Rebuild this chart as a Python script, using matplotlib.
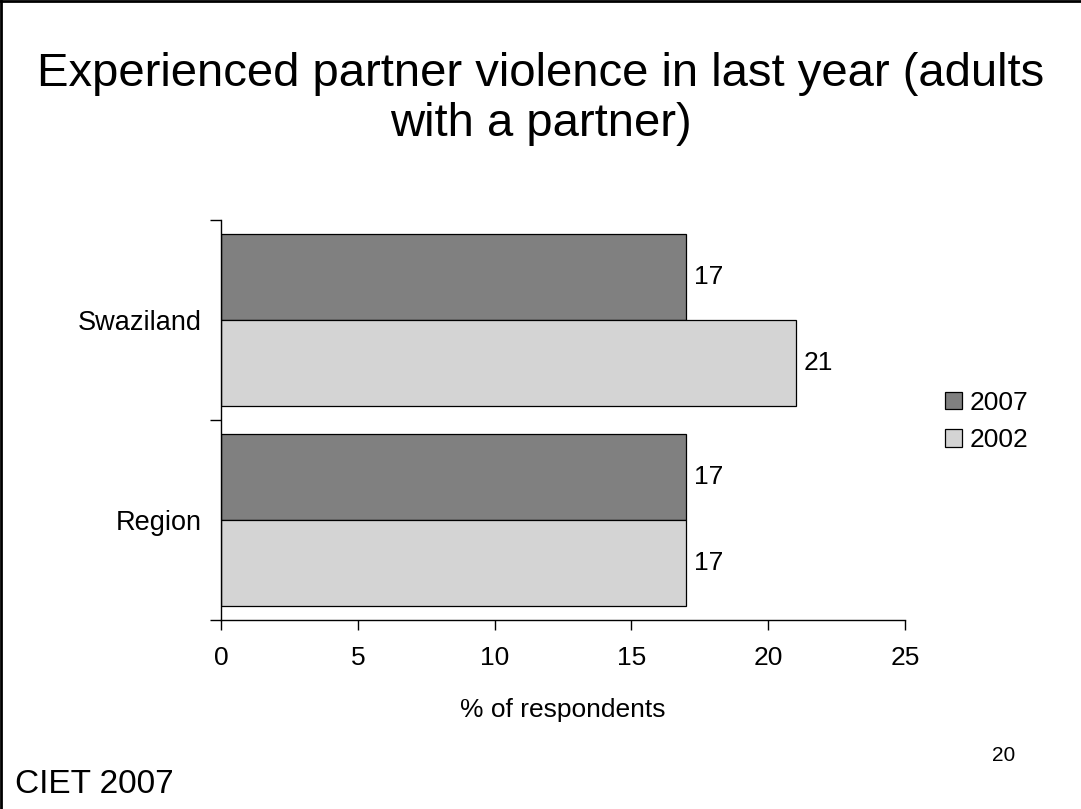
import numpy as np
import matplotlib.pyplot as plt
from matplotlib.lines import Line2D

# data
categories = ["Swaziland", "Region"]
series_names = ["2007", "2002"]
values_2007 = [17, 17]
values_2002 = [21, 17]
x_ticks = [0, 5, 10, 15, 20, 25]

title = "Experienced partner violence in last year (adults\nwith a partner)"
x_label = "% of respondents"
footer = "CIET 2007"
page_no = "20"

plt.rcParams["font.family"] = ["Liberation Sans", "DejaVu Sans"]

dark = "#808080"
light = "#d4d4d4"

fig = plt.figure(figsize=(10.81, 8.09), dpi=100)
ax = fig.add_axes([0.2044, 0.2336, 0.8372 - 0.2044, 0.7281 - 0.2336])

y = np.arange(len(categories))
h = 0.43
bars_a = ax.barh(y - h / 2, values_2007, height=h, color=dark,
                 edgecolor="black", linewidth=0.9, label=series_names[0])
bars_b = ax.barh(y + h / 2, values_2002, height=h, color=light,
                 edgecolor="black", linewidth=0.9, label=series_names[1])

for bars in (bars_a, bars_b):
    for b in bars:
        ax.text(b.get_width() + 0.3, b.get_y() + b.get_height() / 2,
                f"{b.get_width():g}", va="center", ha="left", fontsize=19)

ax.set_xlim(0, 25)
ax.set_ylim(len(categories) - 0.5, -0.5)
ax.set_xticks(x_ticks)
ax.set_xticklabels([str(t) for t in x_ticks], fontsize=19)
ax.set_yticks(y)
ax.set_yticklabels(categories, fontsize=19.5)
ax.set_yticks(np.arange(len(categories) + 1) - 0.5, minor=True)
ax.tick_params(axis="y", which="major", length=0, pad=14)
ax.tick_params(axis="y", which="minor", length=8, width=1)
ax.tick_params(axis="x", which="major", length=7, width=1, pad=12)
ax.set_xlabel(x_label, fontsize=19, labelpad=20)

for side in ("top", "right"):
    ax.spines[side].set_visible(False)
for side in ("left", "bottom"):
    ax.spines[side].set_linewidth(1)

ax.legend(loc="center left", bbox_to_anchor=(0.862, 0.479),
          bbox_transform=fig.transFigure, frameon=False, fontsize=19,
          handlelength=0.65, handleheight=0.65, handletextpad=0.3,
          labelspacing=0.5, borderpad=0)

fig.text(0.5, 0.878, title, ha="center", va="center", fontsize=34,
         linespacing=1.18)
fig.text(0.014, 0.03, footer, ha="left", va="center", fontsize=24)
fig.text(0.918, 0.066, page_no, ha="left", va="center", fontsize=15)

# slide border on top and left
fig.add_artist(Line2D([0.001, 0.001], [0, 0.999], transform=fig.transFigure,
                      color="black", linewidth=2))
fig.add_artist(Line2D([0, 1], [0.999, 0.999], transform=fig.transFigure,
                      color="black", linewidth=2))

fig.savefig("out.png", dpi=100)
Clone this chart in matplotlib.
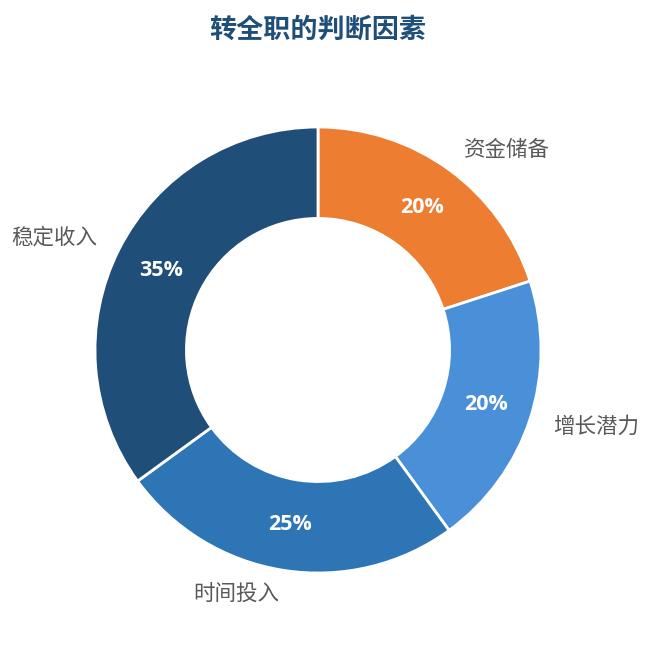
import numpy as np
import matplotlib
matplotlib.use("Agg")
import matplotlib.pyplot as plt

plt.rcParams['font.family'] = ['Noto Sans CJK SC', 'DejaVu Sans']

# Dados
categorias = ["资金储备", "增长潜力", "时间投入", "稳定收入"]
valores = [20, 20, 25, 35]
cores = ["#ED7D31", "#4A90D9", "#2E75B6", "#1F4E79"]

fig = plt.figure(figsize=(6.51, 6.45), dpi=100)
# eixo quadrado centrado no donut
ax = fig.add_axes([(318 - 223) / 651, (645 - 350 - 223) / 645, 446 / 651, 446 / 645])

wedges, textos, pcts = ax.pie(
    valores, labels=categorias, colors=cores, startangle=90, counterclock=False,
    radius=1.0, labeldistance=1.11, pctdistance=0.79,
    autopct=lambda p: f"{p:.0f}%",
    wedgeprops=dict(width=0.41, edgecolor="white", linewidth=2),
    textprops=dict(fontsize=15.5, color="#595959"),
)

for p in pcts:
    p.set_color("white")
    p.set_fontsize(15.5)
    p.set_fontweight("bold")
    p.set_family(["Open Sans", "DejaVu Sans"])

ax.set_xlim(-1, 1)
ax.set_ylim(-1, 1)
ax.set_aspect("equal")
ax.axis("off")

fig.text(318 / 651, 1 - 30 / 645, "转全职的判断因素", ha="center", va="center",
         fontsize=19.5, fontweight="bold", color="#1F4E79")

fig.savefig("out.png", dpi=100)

========================================

**WHAT IS NEEDED:**
Write the lines from the line containing "Clone this chart in matplotlib." through the last line of the data out again exactly, and only those lines; pictures stay out.

**EXERCISE RESULT:**
Clone this chart in matplotlib.
import numpy as np
import matplotlib
matplotlib.use("Agg")
import matplotlib.pyplot as plt

plt.rcParams['font.family'] = ['Noto Sans CJK SC', 'DejaVu Sans']

# Dados
categorias = ["资金储备", "增长潜力", "时间投入", "稳定收入"]
valores = [20, 20, 25, 35]
cores = ["#ED7D31", "#4A90D9", "#2E75B6", "#1F4E79"]

fig = plt.figure(figsize=(6.51, 6.45), dpi=100)
# eixo quadrado centrado no donut
ax = fig.add_axes([(318 - 223) / 651, (645 - 350 - 223) / 645, 446 / 651, 446 / 645])

wedges, textos, pcts = ax.pie(
    valores, labels=categorias, colors=cores, startangle=90, counterclock=False,
    radius=1.0, labeldistance=1.11, pctdistance=0.79,
    autopct=lambda p: f"{p:.0f}%",
    wedgeprops=dict(width=0.41, edgecolor="white", linewidth=2),
    textprops=dict(fontsize=15.5, color="#595959"),
)

for p in pcts:
    p.set_color("white")
    p.set_fontsize(15.5)
    p.set_fontweight("bold")
    p.set_family(["Open Sans", "DejaVu Sans"])

ax.set_xlim(-1, 1)
ax.set_ylim(-1, 1)
ax.set_aspect("equal")
ax.axis("off")

fig.text(318 / 651, 1 - 30 / 645, "转全职的判断因素", ha="center", va="center",
         fontsize=19.5, fontweight="bold", color="#1F4E79")

fig.savefig("out.png", dpi=100)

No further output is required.